Google encrypts Chinese search requests to subvert Great Firewall
Google is to begin encrypting its web search service for users on the Chinese mainland as part of a general beefing up of the privacy of its users worldwide. Search terms and results pages will be sent over secure connections to thwart government spies and other eavesdroppers. "The revelations of this past summer underscored …
-
Friday 14th March 2014 02:11 GMT Furbian
Hypocrites....
This is the same company that was busy using its Google camera cars to grab people's home wi-fi details, illegally, and now it claims to be acting in the interest of net users? It's not, it's a commercial company that operates for the sake of its own profit margins, which is after all its purpose, including that hyped up marketing slogan 'Don't be evil', read 'YOU don't be evil, but we can snoop away, avoid tax as much tax as possible etc."
No doubt being an American company it will oblige the NSA with a good number of back-doors, rather than risk its wrath (underhand or otherwise) in Google's primary market. Probably given up on China for good, or that 10% share is probably what they're desperately trying to cling on to so that they can maintain a toe hold there.
-
-
Saturday 15th March 2014 19:31 GMT Decade
What about DNSSEC, etc?
HTTPS is an inconvenience for the Great Firewall, but since the Chinese government controls a certificate authority and spoofs DNS answers, it's not an insurmountable barrier.

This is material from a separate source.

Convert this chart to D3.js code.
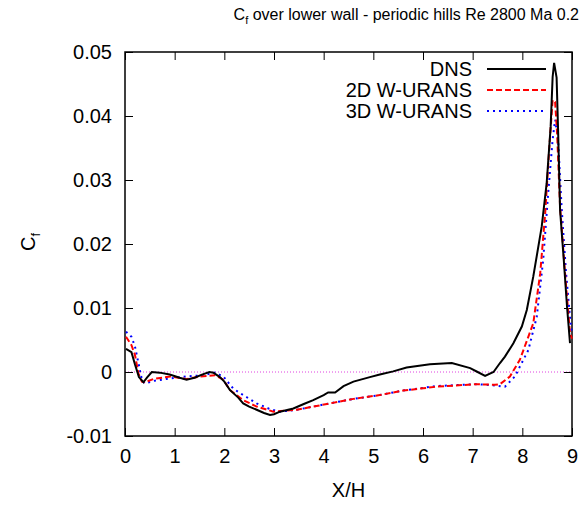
<!DOCTYPE html>
<html lang="en">

<head>
    <meta charset="utf-8">
    <title>Cf periodic hills</title>
    <script type="text/javascript" src="https://cdn.jsdelivr.net/npm/d3@7"></script>

    <style type="text/css">
        body {
            margin: 0;
            background: white;
        }
        text {
            font-family: "Liberation Sans", Arial, sans-serif;
        }
    </style>
</head>

<body>
    <script type="text/javascript">

    var w = 585
    var h = 506
    var margin = {left: 125, right: 13, top: 52, bottom: 70}

    // DNS
    var dnsX = [0.02, 0.13, 0.2, 0.28, 0.37, 0.45, 0.54, 0.7, 0.9, 1.1, 1.24, 1.4, 1.55, 1.7, 1.78, 1.91,
        2.0, 2.11, 2.28, 2.38, 2.5, 2.65, 2.8, 2.92, 3.0, 3.12, 3.39, 3.6, 3.79, 4.0, 4.09, 4.23, 4.4,
        4.6, 4.93, 5.13, 5.4, 5.67, 6.14, 6.58, 6.95, 7.1, 7.25, 7.42, 7.55, 7.65, 7.82, 7.99, 8.09,
        8.22, 8.39, 8.49, 8.57, 8.61, 8.64, 8.69, 8.72, 8.76, 8.83, 8.9, 8.96]
    var dnsCf = [0.0036, 0.0031, 0.0012, -0.0008, -0.0016, -0.0008, 0.0, -0.0001, -0.0004, -0.0009, -0.0012,
        -0.0009, -0.0004, 0.0, -0.0001, -0.0008, -0.0015, -0.0028, -0.004, -0.0049, -0.0054, -0.0059,
        -0.0064, -0.0067, -0.0066, -0.0062, -0.0057, -0.005, -0.0044, -0.0036, -0.0032, -0.0032, -0.0022,
        -0.0015, -0.0008, -0.0004, 0.0001, 0.0007, 0.0012, 0.0014, 0.0006, 0.0, -0.0006, 0.0, 0.0014,
        0.0024, 0.0045, 0.0071, 0.0097, 0.0149, 0.0227, 0.0295, 0.0383, 0.0461, 0.0483, 0.046, 0.0378,
        0.0253, 0.018, 0.0102, 0.0045]

    // 2D W-URANS
    var urans2dX = [0.02, 0.13, 0.2, 0.27, 0.34, 0.4, 0.57, 0.91, 1.24, 1.51, 1.81, 1.98, 2.11, 2.38, 2.65,
        2.99, 3.46, 4.13, 4.6, 5.13, 5.6, 6.27, 7.08, 7.45, 7.55, 7.75, 7.95, 8.12, 8.22, 8.36, 8.46,
        8.54, 8.61, 8.66, 8.7, 8.76, 8.86, 8.96, 9.0]
    var urans2dCf = [0.0055, 0.0042, 0.0027, -0.0002, -0.0015, -0.0016, -0.0011, -0.0007, -0.0011, -0.0007,
        -0.0005, -0.0012, -0.0028, -0.0044, -0.0054, -0.0062, -0.0059, -0.0049, -0.0042, -0.0036, -0.0029,
        -0.0023, -0.0019, -0.002, -0.0019, -0.0007, 0.0019, 0.0055, 0.0076, 0.0154, 0.0248, 0.0347,
        0.0425, 0.0422, 0.0373, 0.0258, 0.0154, 0.006, 0.0052]

    // 3D W-URANS
    var urans3dX = [0.02, 0.13, 0.2, 0.27, 0.34, 0.4, 0.57, 0.91, 1.24, 1.58, 1.81, 1.98, 2.18, 2.38, 2.65,
        2.92, 3.12, 3.46, 4.13, 4.6, 5.13, 5.6, 6.27, 7.08, 7.45, 7.65, 7.85, 8.02, 8.12, 8.29, 8.42,
        8.52, 8.61, 8.66, 8.72, 8.79, 8.88, 8.97, 9.0]
    var urans3dCf = [0.0063, 0.0055, 0.004, 0.0014, -0.0012, -0.0018, -0.0014, -0.001, -0.0007, -0.0005,
        -0.0001, -0.0007, -0.0026, -0.0036, -0.0049, -0.0058, -0.0062, -0.0059, -0.0049, -0.0042, -0.0036,
        -0.0029, -0.0022, -0.0019, -0.0021, -0.0023, -0.0007, 0.0019, 0.0034, 0.0086, 0.0175, 0.0279,
        0.0363, 0.0394, 0.0363, 0.0258, 0.0155, 0.0077, 0.006]

    var xTicks = [0, 1, 2, 3, 4, 5, 6, 7, 8, 9]
    var yTicks = [-0.01, 0, 0.01, 0.02, 0.03, 0.04, 0.05]
    var seriesNames = ["DNS", "2D W-URANS", "3D W-URANS"]

    var zip = function(xs, ys){
        return xs.map(function(x, i){ return {x: x, y: ys[i]}; });
    }

    var series = [
        {name: seriesNames[0], data: zip(dnsX, dnsCf), color: "black", dash: null},
        {name: seriesNames[1], data: zip(urans2dX, urans2dCf), color: "#ff0000", dash: "6,3"},
        {name: seriesNames[2], data: zip(urans3dX, urans3dCf), color: "#0000ff", dash: "2,4"}
    ]

    var svg = d3.select("body")
        .append("svg")
        .attr("width", w)
        .attr("height", h);

    var x = d3.scaleLinear()
        .domain([0, 9])
        .range([margin.left, w - margin.right]);

    var y = d3.scaleLinear()
        .domain([-0.01, 0.05])
        .range([h - margin.bottom, margin.top]);

    //zero line
    svg.append("line")
        .attr("x1", x(0))
        .attr("x2", x(9))
        .attr("y1", y(0))
        .attr("y2", y(0))
        .attr("stroke", "#e040e0")
        .attr("stroke-width", 1)
        .attr("stroke-dasharray", "1,2");

    //axes, ticks pointing inward; plain hyphen for negatives like gnuplot
    var fmt = function(d){ return String(+d.toFixed(2)); }

    var xAxis = svg.append("g")
        .attr("transform", "translate(0," + y(-0.01) + ")")
        .call(d3.axisBottom(x).tickValues(xTicks).tickSizeInner(-8).tickSizeOuter(0).tickPadding(13));

    var xTop = svg.append("g")
        .attr("transform", "translate(0," + y(0.05) + ")")
        .call(d3.axisTop(x).tickValues(xTicks).tickSizeInner(-8).tickSizeOuter(0).tickFormat(""));

    var yAxis = svg.append("g")
        .attr("transform", "translate(" + x(0) + ",0)")
        .call(d3.axisLeft(y).tickValues(yTicks).tickSizeInner(-8).tickSizeOuter(0).tickPadding(13).tickFormat(fmt));

    var yRight = svg.append("g")
        .attr("transform", "translate(" + x(9) + ",0)")
        .call(d3.axisRight(y).tickValues(yTicks).tickSizeInner(-8).tickSizeOuter(0).tickFormat(""));

    svg.selectAll(".tick line").attr("stroke", "black").attr("stroke-width", 1);
    svg.selectAll(".domain").remove();
    svg.selectAll(".tick text")
        .attr("fill", "black")
        .style("font-size", "20px")
        .style("font-family", "Liberation Sans, Arial, sans-serif");

    //frame
    svg.append("rect")
        .attr("x", x(0))
        .attr("y", y(0.05))
        .attr("width", x(9) - x(0))
        .attr("height", y(-0.01) - y(0.05))
        .attr("fill", "none")
        .attr("stroke", "black")
        .attr("stroke-width", 1.5);

    //curves
    var line = d3.line()
        .x(function(d){ return x(d.x); })
        .y(function(d){ return y(d.y); });

    svg.selectAll("path.curve")
        .data(series.slice().reverse())
        .enter()
        .append("path")
        .attr("class", "curve")
        .attr("d", function(d){ return line(d.data); })
        .attr("fill", "none")
        .attr("stroke", function(d){ return d.color; })
        .attr("stroke-width", 2)
        .attr("stroke-dasharray", function(d){ return d.dash; });

    //legend
    var legend = svg.selectAll("g.legend")
        .data(series)
        .enter()
        .append("g")
        .attr("class", "legend")
        .attr("transform", function(d, i){ return "translate(0," + (69 + i * 21) + ")"; });

    legend.append("text")
        .attr("x", 472)
        .attr("y", 7)
        .attr("text-anchor", "end")
        .style("font-size", "20px")
        .text(function(d){ return d.name; });

    legend.append("line")
        .attr("x1", 487)
        .attr("x2", 546)
        .attr("stroke", function(d){ return d.color; })
        .attr("stroke-width", 2)
        .attr("stroke-dasharray", function(d){ return d.dash; });

    //title
    var title = svg.append("text")
        .attr("x", 579)
        .attr("y", 20)
        .attr("text-anchor", "end")
        .style("font-size", "16px");
    title.append("tspan").text("C");
    title.append("tspan").attr("dy", 4).style("font-size", "11px").text("f");
    title.append("tspan").attr("dy", -4).text(" over lower wall - periodic hills Re 2800 Ma 0.2");

    //axis labels
    svg.append("text")
        .attr("x", (x(0) + x(9)) / 2)
        .attr("y", 497)
        .attr("text-anchor", "middle")
        .style("font-size", "20px")
        .text("X/H");

    var ylab = svg.append("text")
        .attr("transform", "translate(35,242) rotate(-90)")
        .attr("text-anchor", "middle")
        .style("font-size", "20px");
    ylab.append("tspan").text("C");
    ylab.append("tspan").attr("dy", 5).style("font-size", "13px").text("f");

    </script>
</body>

</html>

What we need is end-to-end trust. They can start by signing the google.com zone, so a validating DNS resolver will refuse any spoofed responses. They can add the certificates that google.com uses to the DNS record using DANE or similar, so future browsers can refuse fake certificates without out-of-band techniques such as certificate pinning.

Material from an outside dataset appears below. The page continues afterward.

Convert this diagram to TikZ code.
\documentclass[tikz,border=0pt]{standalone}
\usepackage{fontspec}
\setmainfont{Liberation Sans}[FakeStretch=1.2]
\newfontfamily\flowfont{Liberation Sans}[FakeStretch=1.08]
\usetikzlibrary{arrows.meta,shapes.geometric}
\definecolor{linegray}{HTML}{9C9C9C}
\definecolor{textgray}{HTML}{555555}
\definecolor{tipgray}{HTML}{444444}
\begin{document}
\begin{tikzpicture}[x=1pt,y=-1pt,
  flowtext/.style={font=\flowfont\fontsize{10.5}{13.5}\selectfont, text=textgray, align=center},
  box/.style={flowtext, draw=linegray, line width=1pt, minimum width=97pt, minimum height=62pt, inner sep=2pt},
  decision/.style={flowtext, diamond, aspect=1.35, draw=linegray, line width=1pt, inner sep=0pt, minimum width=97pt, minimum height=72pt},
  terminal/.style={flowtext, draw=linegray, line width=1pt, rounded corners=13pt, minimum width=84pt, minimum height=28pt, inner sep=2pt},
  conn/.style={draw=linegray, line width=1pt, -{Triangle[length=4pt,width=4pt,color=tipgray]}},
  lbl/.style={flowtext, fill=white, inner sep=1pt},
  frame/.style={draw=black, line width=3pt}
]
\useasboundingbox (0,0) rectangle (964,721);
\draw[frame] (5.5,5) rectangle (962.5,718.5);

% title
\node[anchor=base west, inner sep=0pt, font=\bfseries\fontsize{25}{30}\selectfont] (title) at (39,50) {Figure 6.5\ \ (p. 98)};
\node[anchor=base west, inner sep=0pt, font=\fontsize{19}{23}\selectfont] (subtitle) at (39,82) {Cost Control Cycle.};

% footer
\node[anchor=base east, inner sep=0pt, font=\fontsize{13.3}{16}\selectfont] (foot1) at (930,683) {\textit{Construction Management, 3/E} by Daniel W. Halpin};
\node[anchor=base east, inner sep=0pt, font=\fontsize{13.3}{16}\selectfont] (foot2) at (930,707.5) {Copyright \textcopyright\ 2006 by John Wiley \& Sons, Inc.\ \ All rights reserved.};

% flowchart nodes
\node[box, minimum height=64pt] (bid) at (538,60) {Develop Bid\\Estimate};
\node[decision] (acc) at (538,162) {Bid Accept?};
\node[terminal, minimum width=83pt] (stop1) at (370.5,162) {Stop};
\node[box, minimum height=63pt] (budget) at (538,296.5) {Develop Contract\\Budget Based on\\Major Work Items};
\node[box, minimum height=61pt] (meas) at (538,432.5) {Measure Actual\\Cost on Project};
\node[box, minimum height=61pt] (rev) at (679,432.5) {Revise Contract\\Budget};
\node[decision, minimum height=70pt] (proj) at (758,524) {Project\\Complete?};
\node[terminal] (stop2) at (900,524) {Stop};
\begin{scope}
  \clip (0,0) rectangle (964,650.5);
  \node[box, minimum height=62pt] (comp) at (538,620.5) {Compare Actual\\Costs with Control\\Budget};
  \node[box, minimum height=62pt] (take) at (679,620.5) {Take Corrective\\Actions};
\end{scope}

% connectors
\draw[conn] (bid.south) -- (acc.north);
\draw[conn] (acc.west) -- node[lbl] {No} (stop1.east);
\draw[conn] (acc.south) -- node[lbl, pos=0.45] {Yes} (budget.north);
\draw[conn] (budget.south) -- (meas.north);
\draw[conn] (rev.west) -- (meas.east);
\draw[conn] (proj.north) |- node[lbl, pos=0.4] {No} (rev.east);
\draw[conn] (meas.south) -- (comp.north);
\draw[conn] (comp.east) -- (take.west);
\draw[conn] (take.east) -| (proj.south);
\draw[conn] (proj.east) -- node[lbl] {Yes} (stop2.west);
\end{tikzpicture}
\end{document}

That's still not foolproof. Clearly, we can't trust google.cn. The Chinese government might decide to run its own DNS root, and outlaw domestic use of the IANA root. With the US finally deciding to get out of the business of running ICANN, the future of the root authorities could come into question.
-
Sunday 16th March 2014 00:38 GMT JCitizen
Google would be better off...
Using the bot net for dissenters in China, as that is the only way they are going to communicate without government consent. I'm sure the ones getting away with it, operate much like the criminals that compromised Target. There are still no indications they on on the trail of any of those players, except maybe the coder for the malware involved. That saying, it could have been cracked by nation backed players anyway. Dalai Lama dissenters are the most advanced - obfuscating their communications with TOR or other P2P, and then handing it off to a local bot herder.